Although the term microlearning is self-explanatory, it is vastly different from a productive lesson or a short piece of content. Contradictory to the popular belief associated with length, microlearning can come in all shapes and sizes. However, the purpose behind it needs to be focused and consistent.
When microlearning is directed towards a specific skill or task, it takes the shape of something that is undoubtedly repeatable and easily accessible even at last minute. Assume you have an hour before a big sales meeting and you’re a little apprehensive about price negotiations. Now if you had a five-minute video or brief course that could help, you might take the time to go through it. But if that video or course were much longer and time-consuming, chances are higher that you’d skip it altogether.

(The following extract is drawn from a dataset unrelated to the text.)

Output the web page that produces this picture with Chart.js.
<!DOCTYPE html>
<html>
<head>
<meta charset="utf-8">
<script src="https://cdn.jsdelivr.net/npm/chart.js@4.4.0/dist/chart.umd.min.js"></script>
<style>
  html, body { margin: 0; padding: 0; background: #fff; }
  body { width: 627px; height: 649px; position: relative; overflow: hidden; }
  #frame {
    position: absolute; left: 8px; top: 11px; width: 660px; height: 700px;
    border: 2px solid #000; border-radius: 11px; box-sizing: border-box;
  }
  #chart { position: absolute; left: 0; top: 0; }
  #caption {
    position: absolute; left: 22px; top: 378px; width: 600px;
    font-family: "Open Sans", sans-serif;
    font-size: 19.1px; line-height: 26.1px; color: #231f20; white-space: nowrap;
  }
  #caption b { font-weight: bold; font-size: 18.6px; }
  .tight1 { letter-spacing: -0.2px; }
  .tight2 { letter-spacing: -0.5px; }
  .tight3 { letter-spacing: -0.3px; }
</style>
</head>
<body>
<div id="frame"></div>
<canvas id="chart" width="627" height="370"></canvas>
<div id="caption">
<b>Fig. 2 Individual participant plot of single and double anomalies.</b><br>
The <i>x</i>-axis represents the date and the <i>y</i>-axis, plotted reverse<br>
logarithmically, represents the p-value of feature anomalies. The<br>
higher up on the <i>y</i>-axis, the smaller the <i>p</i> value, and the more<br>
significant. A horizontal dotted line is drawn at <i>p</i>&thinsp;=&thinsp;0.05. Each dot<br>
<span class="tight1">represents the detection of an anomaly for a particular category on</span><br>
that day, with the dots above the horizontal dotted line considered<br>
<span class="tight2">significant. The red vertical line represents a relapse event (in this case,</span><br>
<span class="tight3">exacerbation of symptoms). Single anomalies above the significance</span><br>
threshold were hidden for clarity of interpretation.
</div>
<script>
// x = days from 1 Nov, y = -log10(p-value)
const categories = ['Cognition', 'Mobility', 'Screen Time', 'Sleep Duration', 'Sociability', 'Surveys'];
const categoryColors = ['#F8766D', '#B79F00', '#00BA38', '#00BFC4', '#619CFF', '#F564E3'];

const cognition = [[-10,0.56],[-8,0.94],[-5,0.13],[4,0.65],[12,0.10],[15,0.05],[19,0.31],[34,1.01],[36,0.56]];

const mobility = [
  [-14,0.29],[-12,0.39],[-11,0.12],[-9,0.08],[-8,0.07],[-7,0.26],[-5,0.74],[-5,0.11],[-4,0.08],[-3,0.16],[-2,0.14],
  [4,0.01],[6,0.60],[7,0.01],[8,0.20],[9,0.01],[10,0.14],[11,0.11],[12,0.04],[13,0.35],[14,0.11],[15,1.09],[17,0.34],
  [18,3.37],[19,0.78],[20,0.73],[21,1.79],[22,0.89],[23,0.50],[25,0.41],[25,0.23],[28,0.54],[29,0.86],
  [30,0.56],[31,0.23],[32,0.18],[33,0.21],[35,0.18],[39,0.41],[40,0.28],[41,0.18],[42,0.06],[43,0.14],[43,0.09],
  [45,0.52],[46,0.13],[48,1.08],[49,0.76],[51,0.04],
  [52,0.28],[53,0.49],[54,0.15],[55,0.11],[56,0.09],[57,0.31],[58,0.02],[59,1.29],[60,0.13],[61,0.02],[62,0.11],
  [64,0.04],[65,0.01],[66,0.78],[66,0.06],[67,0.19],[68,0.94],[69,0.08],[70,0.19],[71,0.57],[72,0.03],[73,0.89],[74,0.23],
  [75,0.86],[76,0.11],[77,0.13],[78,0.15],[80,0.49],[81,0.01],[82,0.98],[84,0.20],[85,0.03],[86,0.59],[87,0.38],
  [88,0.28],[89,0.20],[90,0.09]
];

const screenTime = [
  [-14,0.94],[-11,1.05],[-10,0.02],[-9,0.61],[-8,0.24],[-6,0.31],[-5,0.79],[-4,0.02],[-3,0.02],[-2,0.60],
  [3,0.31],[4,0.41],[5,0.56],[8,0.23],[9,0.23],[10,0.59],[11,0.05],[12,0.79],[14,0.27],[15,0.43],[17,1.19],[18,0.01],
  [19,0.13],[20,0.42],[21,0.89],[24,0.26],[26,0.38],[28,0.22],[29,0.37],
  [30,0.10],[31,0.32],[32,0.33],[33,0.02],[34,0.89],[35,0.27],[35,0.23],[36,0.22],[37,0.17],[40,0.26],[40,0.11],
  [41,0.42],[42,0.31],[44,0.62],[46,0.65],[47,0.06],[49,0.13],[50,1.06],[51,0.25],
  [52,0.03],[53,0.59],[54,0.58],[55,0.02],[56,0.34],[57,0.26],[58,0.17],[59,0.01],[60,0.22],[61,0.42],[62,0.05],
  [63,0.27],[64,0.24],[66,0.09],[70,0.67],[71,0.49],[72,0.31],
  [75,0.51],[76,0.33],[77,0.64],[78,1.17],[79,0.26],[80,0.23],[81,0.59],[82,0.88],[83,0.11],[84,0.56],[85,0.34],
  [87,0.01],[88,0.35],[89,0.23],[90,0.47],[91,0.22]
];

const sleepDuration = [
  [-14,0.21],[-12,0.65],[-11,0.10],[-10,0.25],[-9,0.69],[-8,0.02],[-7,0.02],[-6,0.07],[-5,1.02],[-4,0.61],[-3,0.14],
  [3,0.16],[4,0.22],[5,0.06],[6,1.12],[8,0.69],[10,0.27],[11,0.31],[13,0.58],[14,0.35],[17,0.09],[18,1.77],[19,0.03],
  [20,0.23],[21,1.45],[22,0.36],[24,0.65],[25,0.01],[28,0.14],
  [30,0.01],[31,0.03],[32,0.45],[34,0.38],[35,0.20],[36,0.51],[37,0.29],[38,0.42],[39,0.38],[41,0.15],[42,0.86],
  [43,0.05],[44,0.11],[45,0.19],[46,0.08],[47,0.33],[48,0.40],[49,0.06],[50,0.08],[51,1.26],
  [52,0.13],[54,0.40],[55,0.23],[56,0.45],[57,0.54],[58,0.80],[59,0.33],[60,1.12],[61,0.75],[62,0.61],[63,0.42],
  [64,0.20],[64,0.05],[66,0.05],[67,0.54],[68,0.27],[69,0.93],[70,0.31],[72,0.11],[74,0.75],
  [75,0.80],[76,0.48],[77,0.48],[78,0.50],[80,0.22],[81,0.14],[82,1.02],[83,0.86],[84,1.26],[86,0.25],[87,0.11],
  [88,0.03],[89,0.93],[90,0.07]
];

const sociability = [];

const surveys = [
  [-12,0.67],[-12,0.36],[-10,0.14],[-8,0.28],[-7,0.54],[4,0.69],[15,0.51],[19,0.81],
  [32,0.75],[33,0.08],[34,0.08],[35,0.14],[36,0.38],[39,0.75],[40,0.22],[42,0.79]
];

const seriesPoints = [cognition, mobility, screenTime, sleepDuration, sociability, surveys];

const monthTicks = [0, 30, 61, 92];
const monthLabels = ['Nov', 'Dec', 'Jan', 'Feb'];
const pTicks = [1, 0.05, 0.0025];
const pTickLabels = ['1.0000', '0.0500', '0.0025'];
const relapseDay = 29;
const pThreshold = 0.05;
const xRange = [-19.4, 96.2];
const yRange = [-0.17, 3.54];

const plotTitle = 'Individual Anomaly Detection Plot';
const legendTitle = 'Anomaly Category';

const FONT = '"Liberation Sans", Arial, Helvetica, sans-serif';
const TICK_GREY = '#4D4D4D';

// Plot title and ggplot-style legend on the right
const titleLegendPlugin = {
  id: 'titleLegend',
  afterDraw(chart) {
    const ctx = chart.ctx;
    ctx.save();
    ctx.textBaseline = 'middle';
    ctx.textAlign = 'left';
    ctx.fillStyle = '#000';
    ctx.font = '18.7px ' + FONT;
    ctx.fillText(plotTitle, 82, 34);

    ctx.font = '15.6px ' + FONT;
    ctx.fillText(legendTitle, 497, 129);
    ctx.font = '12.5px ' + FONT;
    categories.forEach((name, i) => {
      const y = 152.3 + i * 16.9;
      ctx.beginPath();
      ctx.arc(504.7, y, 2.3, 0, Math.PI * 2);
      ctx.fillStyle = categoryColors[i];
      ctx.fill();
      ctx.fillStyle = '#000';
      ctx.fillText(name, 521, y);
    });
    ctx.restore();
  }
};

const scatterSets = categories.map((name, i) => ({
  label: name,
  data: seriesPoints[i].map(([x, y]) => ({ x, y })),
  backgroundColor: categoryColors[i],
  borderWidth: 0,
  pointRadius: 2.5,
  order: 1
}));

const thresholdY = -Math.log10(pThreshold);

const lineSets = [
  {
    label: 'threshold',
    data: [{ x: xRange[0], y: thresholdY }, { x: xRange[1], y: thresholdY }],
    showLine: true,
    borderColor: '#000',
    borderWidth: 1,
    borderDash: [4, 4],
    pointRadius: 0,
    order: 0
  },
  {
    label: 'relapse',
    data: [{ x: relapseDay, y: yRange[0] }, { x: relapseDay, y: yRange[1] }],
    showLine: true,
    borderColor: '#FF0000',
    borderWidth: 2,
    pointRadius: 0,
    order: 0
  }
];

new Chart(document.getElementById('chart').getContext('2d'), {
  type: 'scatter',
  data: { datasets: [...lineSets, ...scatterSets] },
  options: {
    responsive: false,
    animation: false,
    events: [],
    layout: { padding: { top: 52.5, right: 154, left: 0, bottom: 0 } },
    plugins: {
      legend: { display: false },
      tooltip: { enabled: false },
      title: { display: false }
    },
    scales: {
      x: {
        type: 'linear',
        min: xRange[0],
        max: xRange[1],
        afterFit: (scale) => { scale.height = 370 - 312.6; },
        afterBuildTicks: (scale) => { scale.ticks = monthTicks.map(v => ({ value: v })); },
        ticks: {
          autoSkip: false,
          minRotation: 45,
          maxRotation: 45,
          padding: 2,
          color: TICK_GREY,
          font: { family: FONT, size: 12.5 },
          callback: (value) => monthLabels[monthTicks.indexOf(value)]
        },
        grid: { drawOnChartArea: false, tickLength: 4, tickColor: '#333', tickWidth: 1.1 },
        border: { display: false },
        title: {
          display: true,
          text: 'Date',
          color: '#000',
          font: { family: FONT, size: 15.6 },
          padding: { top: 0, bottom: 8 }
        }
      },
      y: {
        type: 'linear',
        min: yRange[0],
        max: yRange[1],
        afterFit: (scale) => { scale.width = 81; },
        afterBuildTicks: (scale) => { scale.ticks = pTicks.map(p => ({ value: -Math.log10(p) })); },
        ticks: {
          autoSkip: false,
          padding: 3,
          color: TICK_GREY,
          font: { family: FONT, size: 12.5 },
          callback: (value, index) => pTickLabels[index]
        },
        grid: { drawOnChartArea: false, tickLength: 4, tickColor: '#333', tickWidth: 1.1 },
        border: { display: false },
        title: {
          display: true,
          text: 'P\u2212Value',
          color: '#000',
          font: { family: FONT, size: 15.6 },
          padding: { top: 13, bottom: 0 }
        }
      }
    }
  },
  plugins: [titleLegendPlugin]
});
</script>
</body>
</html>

More often than not, learners want shorter nuggets of content. But for L&D professionals, it can be challenging to try to fit everything into five- to seven-minute chunks. However, by focusing content topics on things learners need to have, along with opportunities to practice what they’re learning, you can create microlearning that’s targeted to the learner and easily repeatable. While this method has worked for a variety of topics, it’s important to understand that some courses just don’t fit into a template. Some topics just aren’t suitable for microlearning, and chunking is not fundamentally the answer. Complex topics may indeed warrant longer courses—and that’s perfectly OK.
In today’s day and age, where companies are supporting diverse populations, multiple locations, remote workers, and employees spanning different generations, microlearning undoubtedly makes training more accessible and less costly. However, as is the case with all training, the actual measure is in the transfer of learning and its impact on the business objectives.